Return the line containing "The picture is", the line containing "from matplotlib.patches import Polygon", and every line between them, exactly as they stand. Output nothing else.

===============

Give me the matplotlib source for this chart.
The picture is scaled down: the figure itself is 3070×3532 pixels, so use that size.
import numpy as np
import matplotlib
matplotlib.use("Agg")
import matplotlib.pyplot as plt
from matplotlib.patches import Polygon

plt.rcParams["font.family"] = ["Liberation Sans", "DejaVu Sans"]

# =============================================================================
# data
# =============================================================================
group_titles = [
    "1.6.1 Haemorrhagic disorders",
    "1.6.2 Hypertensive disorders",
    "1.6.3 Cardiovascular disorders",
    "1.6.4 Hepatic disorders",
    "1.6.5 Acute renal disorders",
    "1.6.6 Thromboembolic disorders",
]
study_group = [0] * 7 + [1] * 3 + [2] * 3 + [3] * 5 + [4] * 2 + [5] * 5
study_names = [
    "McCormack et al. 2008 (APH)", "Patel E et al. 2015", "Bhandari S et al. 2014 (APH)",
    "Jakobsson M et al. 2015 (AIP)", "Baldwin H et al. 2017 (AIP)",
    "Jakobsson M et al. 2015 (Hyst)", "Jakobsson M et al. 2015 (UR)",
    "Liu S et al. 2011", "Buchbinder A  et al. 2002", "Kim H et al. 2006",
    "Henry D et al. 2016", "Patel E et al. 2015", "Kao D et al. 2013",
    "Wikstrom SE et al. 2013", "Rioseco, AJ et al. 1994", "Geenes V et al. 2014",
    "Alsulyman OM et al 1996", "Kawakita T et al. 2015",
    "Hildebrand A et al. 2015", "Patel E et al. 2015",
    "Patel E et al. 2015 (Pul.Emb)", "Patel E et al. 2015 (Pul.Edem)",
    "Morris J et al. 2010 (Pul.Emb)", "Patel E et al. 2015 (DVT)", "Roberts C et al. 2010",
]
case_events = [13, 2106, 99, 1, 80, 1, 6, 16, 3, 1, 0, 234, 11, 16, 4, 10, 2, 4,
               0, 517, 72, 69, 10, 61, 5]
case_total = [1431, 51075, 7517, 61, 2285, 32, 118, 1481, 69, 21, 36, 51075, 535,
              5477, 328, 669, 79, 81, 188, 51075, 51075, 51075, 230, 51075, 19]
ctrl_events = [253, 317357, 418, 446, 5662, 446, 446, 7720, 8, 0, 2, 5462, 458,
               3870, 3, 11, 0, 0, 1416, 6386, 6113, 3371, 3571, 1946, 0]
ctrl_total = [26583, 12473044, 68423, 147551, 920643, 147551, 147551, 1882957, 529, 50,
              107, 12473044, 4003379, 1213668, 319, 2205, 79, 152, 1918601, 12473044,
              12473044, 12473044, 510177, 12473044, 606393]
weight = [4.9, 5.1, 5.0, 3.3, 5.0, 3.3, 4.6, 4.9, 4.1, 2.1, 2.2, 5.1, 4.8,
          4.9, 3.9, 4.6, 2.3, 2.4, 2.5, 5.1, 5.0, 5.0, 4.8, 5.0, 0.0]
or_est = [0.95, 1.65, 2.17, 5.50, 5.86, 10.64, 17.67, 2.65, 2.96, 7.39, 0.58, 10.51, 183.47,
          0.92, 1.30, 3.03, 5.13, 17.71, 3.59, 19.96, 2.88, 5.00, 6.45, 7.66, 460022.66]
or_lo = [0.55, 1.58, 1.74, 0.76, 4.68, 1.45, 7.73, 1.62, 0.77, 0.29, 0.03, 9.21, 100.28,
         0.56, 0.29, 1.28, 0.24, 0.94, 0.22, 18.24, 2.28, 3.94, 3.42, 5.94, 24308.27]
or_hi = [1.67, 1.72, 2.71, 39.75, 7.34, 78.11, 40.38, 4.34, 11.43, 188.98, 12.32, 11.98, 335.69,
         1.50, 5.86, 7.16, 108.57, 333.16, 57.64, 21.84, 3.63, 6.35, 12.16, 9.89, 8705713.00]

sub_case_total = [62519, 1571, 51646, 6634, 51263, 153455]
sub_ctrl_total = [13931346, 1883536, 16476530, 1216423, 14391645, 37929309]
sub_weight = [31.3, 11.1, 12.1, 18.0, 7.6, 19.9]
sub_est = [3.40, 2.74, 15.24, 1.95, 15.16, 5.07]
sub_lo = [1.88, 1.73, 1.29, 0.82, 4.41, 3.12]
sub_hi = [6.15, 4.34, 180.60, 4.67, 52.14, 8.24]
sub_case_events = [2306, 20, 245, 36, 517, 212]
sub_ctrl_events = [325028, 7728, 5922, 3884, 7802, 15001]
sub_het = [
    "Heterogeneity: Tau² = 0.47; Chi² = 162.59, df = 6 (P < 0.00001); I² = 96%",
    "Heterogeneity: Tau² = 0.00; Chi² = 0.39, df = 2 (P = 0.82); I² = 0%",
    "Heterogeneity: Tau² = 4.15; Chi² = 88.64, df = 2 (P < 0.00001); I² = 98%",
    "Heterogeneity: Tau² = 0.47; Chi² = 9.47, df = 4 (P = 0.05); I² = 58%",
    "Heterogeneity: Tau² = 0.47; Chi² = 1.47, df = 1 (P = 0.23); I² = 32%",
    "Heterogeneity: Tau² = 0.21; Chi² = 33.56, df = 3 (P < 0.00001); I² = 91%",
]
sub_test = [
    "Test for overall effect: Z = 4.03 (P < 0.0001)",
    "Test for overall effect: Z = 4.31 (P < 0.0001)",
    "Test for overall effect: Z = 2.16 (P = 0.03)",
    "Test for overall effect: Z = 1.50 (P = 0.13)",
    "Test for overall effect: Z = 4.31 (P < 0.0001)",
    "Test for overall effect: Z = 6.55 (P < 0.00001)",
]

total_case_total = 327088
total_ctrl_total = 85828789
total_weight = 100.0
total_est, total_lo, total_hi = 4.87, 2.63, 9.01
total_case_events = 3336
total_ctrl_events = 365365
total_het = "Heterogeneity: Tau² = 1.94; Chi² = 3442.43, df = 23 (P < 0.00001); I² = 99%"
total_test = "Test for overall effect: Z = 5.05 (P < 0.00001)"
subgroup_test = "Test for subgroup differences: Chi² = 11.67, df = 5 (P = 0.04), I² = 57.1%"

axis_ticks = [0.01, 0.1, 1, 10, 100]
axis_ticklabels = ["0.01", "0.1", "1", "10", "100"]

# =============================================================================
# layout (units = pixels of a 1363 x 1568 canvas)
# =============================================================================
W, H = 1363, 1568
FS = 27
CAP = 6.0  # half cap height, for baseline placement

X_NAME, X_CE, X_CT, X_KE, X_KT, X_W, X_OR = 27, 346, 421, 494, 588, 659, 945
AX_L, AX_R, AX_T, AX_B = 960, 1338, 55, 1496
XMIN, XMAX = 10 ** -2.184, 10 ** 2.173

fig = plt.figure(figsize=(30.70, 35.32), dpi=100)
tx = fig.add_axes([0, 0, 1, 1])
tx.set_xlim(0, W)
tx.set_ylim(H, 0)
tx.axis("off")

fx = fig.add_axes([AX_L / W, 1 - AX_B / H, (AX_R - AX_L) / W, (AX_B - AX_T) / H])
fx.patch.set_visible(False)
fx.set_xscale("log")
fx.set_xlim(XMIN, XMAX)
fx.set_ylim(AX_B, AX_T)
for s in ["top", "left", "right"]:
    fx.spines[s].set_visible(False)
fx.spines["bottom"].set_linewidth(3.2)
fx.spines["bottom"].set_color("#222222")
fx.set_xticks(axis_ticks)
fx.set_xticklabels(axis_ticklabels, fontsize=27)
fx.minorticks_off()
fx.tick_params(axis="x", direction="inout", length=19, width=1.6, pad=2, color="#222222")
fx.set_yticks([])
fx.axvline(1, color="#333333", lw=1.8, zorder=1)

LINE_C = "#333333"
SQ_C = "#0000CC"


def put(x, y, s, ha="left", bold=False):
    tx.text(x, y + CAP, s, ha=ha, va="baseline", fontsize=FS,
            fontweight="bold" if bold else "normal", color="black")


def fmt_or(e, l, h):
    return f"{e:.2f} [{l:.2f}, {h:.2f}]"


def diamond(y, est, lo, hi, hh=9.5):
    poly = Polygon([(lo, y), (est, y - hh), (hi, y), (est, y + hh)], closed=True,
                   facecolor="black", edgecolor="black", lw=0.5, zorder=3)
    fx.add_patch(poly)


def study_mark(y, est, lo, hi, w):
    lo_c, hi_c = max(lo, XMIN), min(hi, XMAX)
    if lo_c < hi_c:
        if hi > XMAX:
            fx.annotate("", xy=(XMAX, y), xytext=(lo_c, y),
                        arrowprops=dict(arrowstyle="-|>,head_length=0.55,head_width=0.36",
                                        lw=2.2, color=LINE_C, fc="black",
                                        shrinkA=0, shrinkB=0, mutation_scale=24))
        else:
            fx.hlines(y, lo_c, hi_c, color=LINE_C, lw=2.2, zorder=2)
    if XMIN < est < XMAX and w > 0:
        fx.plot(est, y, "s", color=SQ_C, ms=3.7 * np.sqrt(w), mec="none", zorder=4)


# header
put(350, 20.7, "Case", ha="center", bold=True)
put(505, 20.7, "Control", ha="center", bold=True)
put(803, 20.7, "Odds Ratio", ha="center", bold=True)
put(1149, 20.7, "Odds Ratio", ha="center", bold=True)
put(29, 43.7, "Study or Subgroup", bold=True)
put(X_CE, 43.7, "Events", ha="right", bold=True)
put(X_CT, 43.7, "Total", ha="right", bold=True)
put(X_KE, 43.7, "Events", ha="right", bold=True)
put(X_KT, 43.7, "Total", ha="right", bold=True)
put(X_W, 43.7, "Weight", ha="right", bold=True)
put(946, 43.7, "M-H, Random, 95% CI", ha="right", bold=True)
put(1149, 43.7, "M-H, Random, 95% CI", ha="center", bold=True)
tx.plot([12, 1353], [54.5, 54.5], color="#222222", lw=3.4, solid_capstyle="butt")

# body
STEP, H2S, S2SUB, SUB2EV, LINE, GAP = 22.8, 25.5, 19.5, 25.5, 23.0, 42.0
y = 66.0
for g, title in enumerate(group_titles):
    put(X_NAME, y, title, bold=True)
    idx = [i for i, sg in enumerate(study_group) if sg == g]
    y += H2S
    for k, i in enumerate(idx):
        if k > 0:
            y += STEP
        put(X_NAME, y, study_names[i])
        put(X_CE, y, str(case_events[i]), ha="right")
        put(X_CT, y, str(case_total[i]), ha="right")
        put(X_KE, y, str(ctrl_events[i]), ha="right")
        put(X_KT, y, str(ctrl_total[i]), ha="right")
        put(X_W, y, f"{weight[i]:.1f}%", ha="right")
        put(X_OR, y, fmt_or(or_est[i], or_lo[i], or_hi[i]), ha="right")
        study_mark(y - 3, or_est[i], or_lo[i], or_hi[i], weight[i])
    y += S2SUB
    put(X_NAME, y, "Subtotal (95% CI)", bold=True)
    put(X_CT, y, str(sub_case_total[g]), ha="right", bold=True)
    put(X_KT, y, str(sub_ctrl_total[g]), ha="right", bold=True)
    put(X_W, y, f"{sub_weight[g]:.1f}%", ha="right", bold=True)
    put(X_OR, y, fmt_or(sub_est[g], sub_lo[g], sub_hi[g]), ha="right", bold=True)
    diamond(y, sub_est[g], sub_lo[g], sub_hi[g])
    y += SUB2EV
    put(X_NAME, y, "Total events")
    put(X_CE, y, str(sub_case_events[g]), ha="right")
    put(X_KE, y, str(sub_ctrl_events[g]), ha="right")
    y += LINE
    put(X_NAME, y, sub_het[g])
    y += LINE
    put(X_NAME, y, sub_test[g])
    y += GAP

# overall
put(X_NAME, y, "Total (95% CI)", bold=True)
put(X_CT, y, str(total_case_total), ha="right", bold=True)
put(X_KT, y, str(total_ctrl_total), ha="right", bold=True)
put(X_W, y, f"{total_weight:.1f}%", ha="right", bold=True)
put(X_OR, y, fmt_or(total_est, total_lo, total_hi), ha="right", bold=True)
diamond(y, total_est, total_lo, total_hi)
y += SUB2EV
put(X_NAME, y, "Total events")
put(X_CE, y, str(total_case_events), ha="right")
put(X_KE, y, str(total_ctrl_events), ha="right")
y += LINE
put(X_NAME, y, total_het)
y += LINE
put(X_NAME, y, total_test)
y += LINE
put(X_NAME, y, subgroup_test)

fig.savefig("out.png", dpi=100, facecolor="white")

===============

→ **SOLUTION TO THIS TASK**
The picture is scaled down: the figure itself is 3070×3532 pixels, so use that size.
import numpy as np
import matplotlib
matplotlib.use("Agg")
import matplotlib.pyplot as plt
from matplotlib.patches import Polygon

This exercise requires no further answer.